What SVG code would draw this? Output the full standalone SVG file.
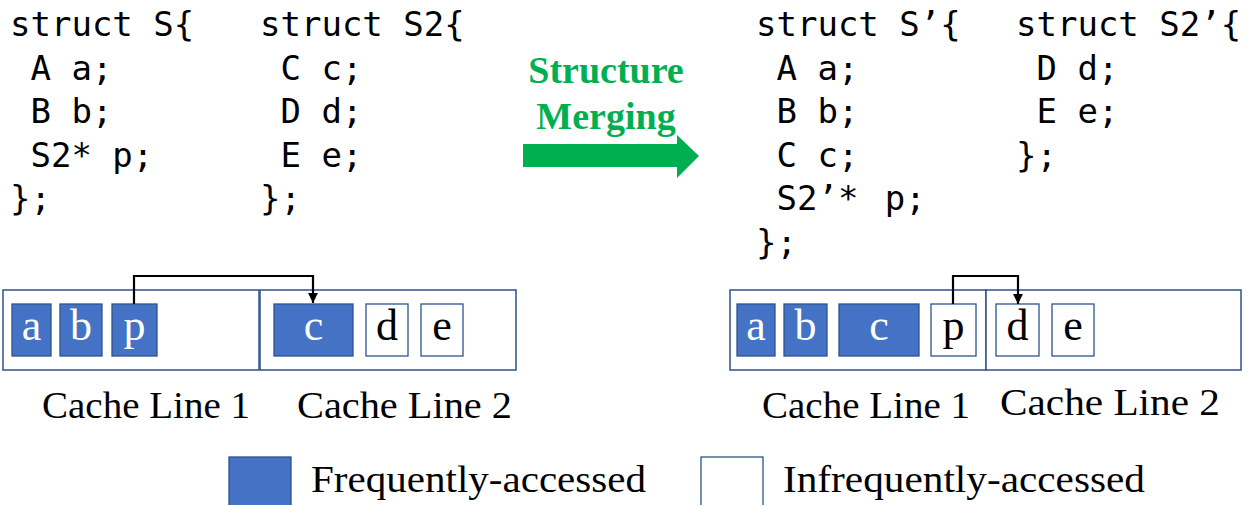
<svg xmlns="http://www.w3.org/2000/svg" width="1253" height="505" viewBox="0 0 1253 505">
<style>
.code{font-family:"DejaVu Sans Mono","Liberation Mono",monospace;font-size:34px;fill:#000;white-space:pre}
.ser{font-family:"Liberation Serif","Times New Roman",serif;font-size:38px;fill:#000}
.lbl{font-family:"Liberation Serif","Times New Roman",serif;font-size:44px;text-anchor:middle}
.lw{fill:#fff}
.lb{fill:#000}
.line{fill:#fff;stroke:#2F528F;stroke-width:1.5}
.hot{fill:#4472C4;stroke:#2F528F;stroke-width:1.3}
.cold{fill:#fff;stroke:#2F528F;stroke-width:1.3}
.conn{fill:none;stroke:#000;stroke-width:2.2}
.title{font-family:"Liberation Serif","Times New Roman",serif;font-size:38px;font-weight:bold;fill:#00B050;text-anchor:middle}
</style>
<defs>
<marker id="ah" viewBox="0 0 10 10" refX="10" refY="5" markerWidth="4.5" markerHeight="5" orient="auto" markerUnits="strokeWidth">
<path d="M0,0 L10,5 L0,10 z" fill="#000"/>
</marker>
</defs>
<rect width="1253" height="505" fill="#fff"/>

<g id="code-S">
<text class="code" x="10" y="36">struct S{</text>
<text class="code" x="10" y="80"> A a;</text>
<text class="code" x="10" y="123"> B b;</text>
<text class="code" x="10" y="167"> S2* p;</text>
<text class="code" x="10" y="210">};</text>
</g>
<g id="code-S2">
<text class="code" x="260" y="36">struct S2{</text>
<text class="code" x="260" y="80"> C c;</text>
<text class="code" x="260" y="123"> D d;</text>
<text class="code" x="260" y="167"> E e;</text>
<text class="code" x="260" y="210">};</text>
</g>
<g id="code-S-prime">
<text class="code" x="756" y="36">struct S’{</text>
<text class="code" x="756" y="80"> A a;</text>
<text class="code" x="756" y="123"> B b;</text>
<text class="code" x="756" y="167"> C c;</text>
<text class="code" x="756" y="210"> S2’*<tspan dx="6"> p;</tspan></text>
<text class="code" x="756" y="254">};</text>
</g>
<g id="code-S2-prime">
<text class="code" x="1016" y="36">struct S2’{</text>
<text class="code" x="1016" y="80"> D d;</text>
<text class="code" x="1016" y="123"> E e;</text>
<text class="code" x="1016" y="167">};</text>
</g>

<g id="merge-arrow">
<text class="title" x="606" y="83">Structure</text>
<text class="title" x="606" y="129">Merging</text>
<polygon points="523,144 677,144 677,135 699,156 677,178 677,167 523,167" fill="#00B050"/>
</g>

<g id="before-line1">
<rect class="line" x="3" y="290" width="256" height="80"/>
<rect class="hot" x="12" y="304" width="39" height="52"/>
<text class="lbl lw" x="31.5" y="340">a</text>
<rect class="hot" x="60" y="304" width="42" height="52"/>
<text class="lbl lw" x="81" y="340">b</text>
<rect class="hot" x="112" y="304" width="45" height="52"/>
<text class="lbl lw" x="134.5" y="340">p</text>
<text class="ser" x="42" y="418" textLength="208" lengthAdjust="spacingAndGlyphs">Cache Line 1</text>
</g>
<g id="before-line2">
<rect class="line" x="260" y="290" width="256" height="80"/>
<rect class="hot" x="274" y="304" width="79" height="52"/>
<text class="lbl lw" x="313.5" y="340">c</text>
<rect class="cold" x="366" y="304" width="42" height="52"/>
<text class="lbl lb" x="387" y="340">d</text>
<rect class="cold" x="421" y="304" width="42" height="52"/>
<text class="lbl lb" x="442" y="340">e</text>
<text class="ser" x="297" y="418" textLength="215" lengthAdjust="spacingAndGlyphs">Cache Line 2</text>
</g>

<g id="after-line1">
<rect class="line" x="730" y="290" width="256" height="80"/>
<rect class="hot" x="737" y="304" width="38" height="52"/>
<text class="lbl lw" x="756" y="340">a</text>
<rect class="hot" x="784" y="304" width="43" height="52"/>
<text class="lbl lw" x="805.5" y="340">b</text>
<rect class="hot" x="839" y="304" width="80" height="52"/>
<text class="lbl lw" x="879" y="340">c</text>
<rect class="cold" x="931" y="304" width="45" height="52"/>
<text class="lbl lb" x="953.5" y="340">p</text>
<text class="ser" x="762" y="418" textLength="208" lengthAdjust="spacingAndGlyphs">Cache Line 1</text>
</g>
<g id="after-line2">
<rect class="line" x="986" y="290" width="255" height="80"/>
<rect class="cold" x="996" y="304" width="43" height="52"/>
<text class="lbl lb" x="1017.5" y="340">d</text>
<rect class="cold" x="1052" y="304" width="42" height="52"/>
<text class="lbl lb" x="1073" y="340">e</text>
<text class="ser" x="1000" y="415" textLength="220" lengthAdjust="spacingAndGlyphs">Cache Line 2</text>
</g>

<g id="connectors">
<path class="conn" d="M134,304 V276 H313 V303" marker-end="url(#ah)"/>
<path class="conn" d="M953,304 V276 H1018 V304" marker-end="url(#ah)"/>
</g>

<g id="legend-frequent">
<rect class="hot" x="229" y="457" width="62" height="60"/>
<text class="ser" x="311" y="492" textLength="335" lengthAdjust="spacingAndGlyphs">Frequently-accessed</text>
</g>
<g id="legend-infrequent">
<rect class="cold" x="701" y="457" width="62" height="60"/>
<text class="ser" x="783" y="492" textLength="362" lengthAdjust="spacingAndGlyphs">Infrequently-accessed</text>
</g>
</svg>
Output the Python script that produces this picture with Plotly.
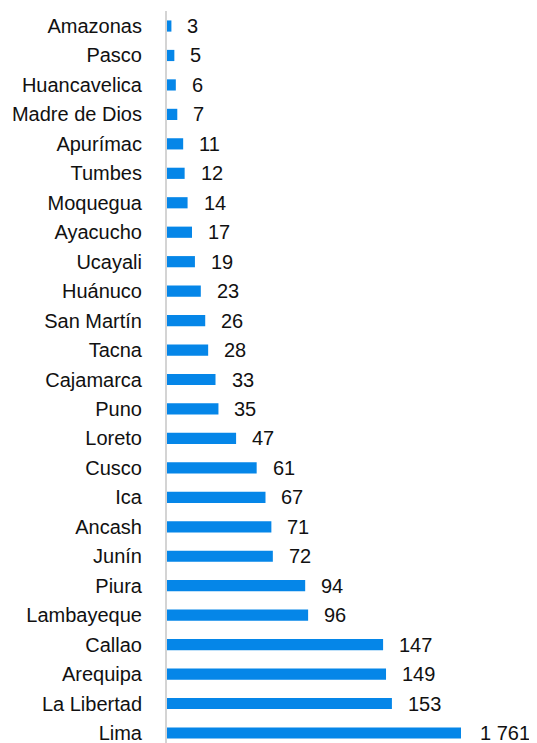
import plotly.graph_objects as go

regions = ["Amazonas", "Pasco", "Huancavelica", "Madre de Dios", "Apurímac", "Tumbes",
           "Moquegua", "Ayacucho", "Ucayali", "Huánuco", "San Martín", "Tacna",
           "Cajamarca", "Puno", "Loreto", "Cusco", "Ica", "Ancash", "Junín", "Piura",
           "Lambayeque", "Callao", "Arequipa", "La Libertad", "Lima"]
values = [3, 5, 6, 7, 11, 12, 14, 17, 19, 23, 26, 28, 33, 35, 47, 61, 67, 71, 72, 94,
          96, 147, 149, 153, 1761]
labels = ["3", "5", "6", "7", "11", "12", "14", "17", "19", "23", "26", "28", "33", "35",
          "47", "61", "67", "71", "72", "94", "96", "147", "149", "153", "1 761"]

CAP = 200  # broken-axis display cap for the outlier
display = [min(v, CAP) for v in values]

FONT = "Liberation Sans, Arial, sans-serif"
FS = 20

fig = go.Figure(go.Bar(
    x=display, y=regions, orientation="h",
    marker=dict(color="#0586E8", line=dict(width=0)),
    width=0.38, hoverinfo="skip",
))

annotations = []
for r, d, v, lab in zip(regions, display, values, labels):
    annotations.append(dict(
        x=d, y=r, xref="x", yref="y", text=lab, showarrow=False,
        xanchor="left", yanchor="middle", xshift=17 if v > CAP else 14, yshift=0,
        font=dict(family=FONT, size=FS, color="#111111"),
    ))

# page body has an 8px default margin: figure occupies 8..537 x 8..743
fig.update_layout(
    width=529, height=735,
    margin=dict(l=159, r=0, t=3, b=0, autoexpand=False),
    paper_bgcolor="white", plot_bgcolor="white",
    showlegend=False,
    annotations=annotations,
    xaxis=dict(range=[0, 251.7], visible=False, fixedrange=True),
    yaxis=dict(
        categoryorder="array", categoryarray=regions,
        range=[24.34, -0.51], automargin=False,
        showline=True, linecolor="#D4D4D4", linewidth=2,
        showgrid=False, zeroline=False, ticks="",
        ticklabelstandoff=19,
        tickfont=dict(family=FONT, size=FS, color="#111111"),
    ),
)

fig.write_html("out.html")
::::
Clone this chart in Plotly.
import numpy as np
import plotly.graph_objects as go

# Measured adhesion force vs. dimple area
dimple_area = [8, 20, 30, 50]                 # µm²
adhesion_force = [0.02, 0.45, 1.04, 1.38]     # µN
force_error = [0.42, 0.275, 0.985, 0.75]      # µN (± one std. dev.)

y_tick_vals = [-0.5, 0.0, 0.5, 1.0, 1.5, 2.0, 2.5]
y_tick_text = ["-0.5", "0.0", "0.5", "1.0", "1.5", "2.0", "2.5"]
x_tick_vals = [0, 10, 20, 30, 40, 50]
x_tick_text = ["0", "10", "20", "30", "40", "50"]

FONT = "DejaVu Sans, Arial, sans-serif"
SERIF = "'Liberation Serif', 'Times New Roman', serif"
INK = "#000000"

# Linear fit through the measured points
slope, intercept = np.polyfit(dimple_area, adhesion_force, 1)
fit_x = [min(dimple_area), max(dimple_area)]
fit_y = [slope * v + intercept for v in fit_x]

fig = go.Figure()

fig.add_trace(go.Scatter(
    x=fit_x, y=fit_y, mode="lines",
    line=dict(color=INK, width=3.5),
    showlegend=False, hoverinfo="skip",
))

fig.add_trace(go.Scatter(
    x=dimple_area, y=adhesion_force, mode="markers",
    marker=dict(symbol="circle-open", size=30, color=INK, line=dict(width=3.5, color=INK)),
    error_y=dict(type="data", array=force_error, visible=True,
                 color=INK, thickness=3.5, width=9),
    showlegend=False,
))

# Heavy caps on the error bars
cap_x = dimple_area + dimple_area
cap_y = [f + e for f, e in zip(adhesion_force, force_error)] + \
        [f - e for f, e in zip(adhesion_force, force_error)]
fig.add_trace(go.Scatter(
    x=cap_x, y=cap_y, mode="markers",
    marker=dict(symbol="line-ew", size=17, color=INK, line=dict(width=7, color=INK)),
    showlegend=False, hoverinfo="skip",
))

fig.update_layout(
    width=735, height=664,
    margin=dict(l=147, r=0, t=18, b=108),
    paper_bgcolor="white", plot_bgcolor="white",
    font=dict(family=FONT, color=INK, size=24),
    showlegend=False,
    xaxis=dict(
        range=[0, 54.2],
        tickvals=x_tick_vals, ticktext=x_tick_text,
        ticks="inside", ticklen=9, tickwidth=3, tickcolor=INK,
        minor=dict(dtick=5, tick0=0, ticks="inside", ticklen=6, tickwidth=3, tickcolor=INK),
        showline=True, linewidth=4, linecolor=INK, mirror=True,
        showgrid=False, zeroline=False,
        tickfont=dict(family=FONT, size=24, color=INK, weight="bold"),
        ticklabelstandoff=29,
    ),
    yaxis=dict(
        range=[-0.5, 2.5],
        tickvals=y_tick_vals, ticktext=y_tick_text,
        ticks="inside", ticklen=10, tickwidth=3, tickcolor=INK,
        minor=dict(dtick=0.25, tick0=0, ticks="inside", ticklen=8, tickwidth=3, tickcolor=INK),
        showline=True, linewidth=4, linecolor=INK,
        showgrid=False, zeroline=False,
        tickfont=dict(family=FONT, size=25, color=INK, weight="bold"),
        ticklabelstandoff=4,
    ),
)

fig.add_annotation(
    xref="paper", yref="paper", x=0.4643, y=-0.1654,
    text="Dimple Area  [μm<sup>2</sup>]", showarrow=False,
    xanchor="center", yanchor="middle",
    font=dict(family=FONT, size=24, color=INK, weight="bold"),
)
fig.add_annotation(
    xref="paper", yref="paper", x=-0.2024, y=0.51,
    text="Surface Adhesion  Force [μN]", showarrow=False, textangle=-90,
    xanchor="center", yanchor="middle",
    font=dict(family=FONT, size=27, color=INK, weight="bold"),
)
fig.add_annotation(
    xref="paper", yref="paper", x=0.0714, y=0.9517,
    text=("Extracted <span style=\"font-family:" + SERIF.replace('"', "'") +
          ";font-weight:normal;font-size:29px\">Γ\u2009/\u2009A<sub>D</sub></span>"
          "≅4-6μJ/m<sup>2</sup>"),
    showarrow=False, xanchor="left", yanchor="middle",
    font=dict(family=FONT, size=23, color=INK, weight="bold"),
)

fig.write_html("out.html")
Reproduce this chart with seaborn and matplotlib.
::::
Work to complete: Filter the listing above by the word "chart"; copy each line that passes.

The reply:
Clone this chart in Plotly.
Reproduce this chart with seaborn and matplotlib.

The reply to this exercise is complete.